Personal information
- Born: 10 June 1992 (age 34) Telavi, Georgia

Chess career
- Country: Georgia
- Title: Woman Grandmaster (2011)
- FIDE rating: 2296 (January 2025)
- Peak rating: 2372 (July 2019)

Twitch information
- Channel: KetiTsatsalashvili;
- Years active: 2020–present
- Genre: Gaming
- Game: Chess
- Followers: 18,200

= Keti Tsatsalashvili =

Georgian chess player (born 1992)

Keti Tsatsalashvili (ქეთი წაწალაშვილი; born 10 June 1992) is a Georgian chess player, commentator and streamer.
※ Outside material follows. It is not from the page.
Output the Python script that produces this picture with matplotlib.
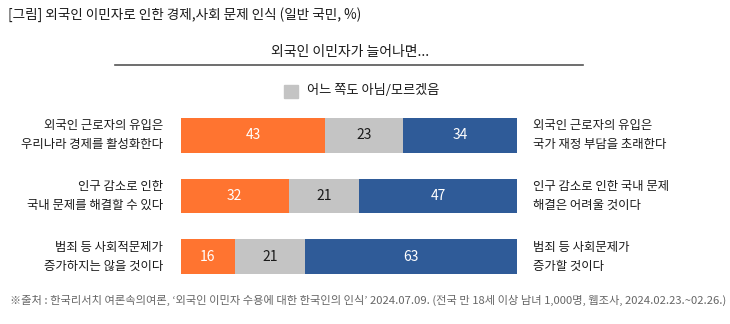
import matplotlib
matplotlib.use("Agg")
import matplotlib.pyplot as plt
from matplotlib.patches import Rectangle
from matplotlib.lines import Line2D

plt.rcParams['font.family'] = ['Noto Sans CJK KR', 'DejaVu Sans']

# data
left_labels = [
    "외국인 근로자의 유입은\n우리나라 경제를 활성화한다",
    "인구 감소로 인한\n국내 문제를 해결할 수 있다",
    "범죄 등 사회적문제가\n증가하지는 않을 것이다",
]
right_labels = [
    "외국인 근로자의 유입은\n국가 재정 부담을 초래한다",
    "인구 감소로 인한 국내 문제\n해결은 어려울 것이다",
    "범죄 등 사회문제가\n증가할 것이다",
]
agree = [43, 32, 16]
neutral = [23, 21, 21]
disagree = [34, 47, 63]

title = "[그림] 외국인 이민자로 인한 경제,사회 문제 인식 (일반 국민, %)"
subtitle = "외국인 이민자가 늘어나면..."
legend_label = "어느 쪽도 아님/모르겠음"
source = ("※출처 : 한국리서치 여론속의여론, ‘외국인 이민자 수용에 대한 한국인의 인식’ 2024.07.09. "
          "(전국 만 18세 이상 남녀 1,000명, 웹조사, 2024.02.23.~02.26.)")

c_orange = "#FF7430"
c_gray = "#C4C4C4"
c_blue = "#2F5B98"

W, H = 730, 324
fig = plt.figure(figsize=(W / 100, H / 100), dpi=100)

# bar area: x 181..517 px, y 118..274 px
ax = fig.add_axes([181 / W, 1 - 274 / H, 336 / W, 156 / H])
bh = 0.578
ys = list(range(len(agree)))
left2 = [a + n for a, n in zip(agree, neutral)]
ax.barh(ys, agree, height=bh, color=c_orange)
ax.barh(ys, neutral, left=agree, height=bh, color=c_gray)
ax.barh(ys, disagree, left=left2, height=bh, color=c_blue)

for y, a, n, d in zip(ys, agree, neutral, disagree):
    ax.text(a / 2, y, str(a), ha="center", va="center", color="white", fontsize=10)
    ax.text(a + n / 2, y, str(n), ha="center", va="center", color="#1a1a1a", fontsize=10)
    ax.text(a + n + d / 2, y, str(d), ha="center", va="center", color="white", fontsize=10)

for y, lt, rt in zip(ys, left_labels, right_labels):
    ax.text(-5.4, y, lt, ha="right", va="center", fontsize=8.9, linespacing=1.6, color="#1a1a1a")
    ax.text(104.8, y, rt, ha="left", va="center", fontsize=8.9, linespacing=1.6, color="#1a1a1a")

ax.set_xlim(0, 100)
ax.set_ylim(2 + bh / 2, -bh / 2)
ax.axis("off")

# header, subtitle with rule, legend, footer
fig.text(8 / W, 1 - 15 / H, title, ha="left", va="center", fontsize=9.8, color="#1a1a1a")
fig.text(350 / W, 1 - 52 / H, subtitle, ha="center", va="center", fontsize=10, color="#1a1a1a")
fig.add_artist(Line2D([115 / W, 583 / W], [1 - 65 / H, 1 - 65 / H], color="#555555", lw=1.2))
fig.add_artist(Rectangle((284 / W, 1 - 98 / H), 14 / W, 13 / H, color=c_gray, transform=fig.transFigure))
fig.text(307 / W, 1 - 91 / H, legend_label, ha="left", va="center", fontsize=9.5, color="#1a1a1a")
fig.text(10 / W, 1 - 300 / H, source, ha="left", va="center", fontsize=8.1, color="#666666")

fig.savefig("out.png", dpi=100)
She was awarded the Woman Grandmaster (WGM) title by FIDE in 2011.

==Biography==
Keti Tsatsalashvili repeatedly represented Georgia at the European Youth Chess Championships and World Youth Chess Championships in different age groups, where she won six medals: two gold (in 2007, at the World Youth Chess Championship in the U16 girls age group and in 2010, at the European Youth Chess Championship in the U18 girls age group), two silver (in 2009, at the World Youth Chess Championship in the U18 girls age group and in 2009, at the European Youth Chess Championship in the U18 girls age group) and two bronze (in 2007, at the European Youth Chess Championship in the U16 girls age group and in 2008, at the World Youth Chess Championship in the U16 girls age group).

Keti Tsatsalashvili has won multiple international chess tournaments, including in 2010, Florencio Campomanes memorial women's chess tournament in Ankara.

In 2008, she was awarded the FIDE International Woman Master (WIM) title and received the FIDE International Woman Grandmaster (WGM) title three years later.